◆ What the task requires
Copy the records below exactly, starting at the line that contains "Output the Python" and ending at the line that contains "min_border_right=6, min_border_top=8, min_border_bottom=43)"; leave out any pictures.

◆ Information supplied
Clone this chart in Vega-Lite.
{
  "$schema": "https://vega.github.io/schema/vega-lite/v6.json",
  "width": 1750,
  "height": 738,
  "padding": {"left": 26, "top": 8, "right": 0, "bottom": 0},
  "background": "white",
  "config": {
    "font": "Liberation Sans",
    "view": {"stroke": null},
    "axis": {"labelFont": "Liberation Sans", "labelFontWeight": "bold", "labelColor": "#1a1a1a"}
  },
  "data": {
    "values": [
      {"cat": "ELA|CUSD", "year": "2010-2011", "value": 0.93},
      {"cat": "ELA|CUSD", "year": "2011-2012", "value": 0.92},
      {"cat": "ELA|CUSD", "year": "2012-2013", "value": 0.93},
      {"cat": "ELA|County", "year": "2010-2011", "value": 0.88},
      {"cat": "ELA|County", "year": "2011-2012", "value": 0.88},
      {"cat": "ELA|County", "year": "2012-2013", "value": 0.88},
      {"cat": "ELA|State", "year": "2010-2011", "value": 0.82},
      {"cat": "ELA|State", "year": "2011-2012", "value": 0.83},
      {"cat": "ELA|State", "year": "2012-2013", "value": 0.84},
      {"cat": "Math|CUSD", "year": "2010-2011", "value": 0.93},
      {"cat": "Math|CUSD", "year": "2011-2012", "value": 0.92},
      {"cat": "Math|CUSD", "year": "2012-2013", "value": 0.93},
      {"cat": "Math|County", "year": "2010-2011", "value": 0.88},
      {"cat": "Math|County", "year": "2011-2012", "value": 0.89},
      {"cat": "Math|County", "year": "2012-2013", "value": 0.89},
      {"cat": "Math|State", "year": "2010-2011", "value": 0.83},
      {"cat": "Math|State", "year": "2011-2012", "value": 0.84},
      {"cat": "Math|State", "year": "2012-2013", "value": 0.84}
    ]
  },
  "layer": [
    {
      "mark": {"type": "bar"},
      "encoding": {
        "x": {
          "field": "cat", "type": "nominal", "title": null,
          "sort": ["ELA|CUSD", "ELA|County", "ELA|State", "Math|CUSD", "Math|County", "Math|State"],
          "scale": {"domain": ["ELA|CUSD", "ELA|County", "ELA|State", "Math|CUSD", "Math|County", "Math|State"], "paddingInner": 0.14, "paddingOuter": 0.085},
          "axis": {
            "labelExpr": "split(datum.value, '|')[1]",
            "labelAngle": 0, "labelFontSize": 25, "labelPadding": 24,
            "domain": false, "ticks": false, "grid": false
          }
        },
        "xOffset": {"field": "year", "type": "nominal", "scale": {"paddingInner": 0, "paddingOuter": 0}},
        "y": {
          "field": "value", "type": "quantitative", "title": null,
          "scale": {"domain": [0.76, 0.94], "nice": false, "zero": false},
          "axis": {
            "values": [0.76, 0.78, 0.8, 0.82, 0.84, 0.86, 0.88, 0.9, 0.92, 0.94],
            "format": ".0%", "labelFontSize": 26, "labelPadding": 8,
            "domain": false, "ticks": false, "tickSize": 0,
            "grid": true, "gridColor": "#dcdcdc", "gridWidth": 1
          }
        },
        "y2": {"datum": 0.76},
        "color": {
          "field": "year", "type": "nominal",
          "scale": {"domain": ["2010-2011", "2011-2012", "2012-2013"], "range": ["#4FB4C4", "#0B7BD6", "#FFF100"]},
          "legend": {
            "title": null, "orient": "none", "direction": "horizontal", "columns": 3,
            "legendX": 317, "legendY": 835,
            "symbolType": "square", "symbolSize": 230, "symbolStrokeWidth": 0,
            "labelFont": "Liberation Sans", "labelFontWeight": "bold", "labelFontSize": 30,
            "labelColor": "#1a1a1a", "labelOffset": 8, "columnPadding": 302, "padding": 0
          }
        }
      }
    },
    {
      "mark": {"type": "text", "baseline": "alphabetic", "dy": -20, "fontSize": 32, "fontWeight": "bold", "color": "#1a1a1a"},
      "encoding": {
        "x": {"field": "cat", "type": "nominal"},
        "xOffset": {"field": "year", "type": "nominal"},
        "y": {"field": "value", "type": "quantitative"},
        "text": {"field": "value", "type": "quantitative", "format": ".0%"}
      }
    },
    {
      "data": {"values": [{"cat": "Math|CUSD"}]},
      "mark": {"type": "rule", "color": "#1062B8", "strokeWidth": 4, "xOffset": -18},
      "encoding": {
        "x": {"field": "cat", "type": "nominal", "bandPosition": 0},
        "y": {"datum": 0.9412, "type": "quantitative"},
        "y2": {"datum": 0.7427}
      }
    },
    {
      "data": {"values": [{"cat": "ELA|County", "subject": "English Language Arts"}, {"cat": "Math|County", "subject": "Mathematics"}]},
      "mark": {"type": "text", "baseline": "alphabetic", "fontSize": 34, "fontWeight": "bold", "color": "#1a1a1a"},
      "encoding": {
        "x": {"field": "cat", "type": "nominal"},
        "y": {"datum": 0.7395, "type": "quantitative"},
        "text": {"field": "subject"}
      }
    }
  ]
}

==

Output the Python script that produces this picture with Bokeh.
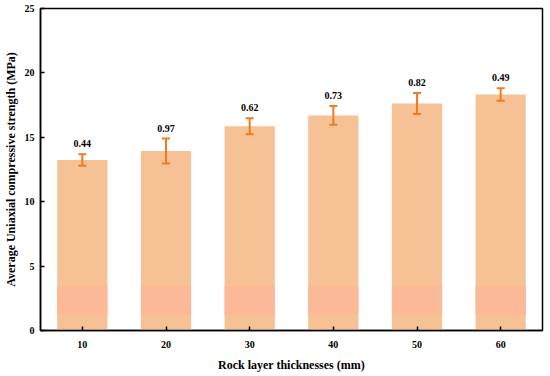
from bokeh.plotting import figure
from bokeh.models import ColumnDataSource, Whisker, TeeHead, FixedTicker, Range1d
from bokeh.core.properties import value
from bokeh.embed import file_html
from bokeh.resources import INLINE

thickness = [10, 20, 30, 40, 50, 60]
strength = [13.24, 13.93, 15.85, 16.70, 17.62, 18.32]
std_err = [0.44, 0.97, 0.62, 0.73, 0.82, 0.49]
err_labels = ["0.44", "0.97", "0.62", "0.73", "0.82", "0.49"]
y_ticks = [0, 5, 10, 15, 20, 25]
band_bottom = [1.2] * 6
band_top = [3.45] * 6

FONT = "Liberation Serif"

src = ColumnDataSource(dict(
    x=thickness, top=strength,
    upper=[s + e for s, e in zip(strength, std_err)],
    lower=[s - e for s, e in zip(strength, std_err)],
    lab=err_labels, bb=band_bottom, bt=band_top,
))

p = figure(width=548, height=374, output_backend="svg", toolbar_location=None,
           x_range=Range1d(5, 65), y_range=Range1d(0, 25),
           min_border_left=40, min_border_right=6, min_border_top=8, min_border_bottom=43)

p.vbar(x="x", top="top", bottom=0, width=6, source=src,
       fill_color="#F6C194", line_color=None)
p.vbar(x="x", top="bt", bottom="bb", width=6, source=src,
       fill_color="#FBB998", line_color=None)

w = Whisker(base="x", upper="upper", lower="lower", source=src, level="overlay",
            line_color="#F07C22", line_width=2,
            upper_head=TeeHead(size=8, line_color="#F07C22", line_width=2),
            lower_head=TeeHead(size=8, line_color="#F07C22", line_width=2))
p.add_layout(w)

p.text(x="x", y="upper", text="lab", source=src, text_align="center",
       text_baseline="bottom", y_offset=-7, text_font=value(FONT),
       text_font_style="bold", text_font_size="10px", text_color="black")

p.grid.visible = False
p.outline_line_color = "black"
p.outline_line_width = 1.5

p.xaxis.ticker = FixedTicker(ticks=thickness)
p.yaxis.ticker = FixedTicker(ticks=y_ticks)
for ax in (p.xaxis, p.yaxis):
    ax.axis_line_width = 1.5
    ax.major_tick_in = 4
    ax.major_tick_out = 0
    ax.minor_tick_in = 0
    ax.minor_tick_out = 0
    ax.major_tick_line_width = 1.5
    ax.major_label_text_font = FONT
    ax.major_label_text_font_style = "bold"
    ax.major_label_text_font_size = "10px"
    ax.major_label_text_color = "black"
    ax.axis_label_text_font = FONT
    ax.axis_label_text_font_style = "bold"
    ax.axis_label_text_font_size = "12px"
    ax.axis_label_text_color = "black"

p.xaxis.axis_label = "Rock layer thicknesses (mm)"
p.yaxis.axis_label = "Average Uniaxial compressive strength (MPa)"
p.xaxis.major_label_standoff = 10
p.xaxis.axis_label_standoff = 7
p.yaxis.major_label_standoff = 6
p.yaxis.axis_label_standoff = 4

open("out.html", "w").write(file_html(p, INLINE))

◆ The result
Output the Python script that produces this picture with Bokeh.
from bokeh.plotting import figure
from bokeh.models import ColumnDataSource, Whisker, TeeHead, FixedTicker, Range1d
from bokeh.core.properties import value
from bokeh.embed import file_html
from bokeh.resources import INLINE

thickness = [10, 20, 30, 40, 50, 60]
strength = [13.24, 13.93, 15.85, 16.70, 17.62, 18.32]
std_err = [0.44, 0.97, 0.62, 0.73, 0.82, 0.49]
err_labels = ["0.44", "0.97", "0.62", "0.73", "0.82", "0.49"]
y_ticks = [0, 5, 10, 15, 20, 25]
band_bottom = [1.2] * 6
band_top = [3.45] * 6

FONT = "Liberation Serif"

src = ColumnDataSource(dict(
    x=thickness, top=strength,
    upper=[s + e for s, e in zip(strength, std_err)],
    lower=[s - e for s, e in zip(strength, std_err)],
    lab=err_labels, bb=band_bottom, bt=band_top,
))

p = figure(width=548, height=374, output_backend="svg", toolbar_location=None,
           x_range=Range1d(5, 65), y_range=Range1d(0, 25),
           min_border_left=40, min_border_right=6, min_border_top=8, min_border_bottom=43)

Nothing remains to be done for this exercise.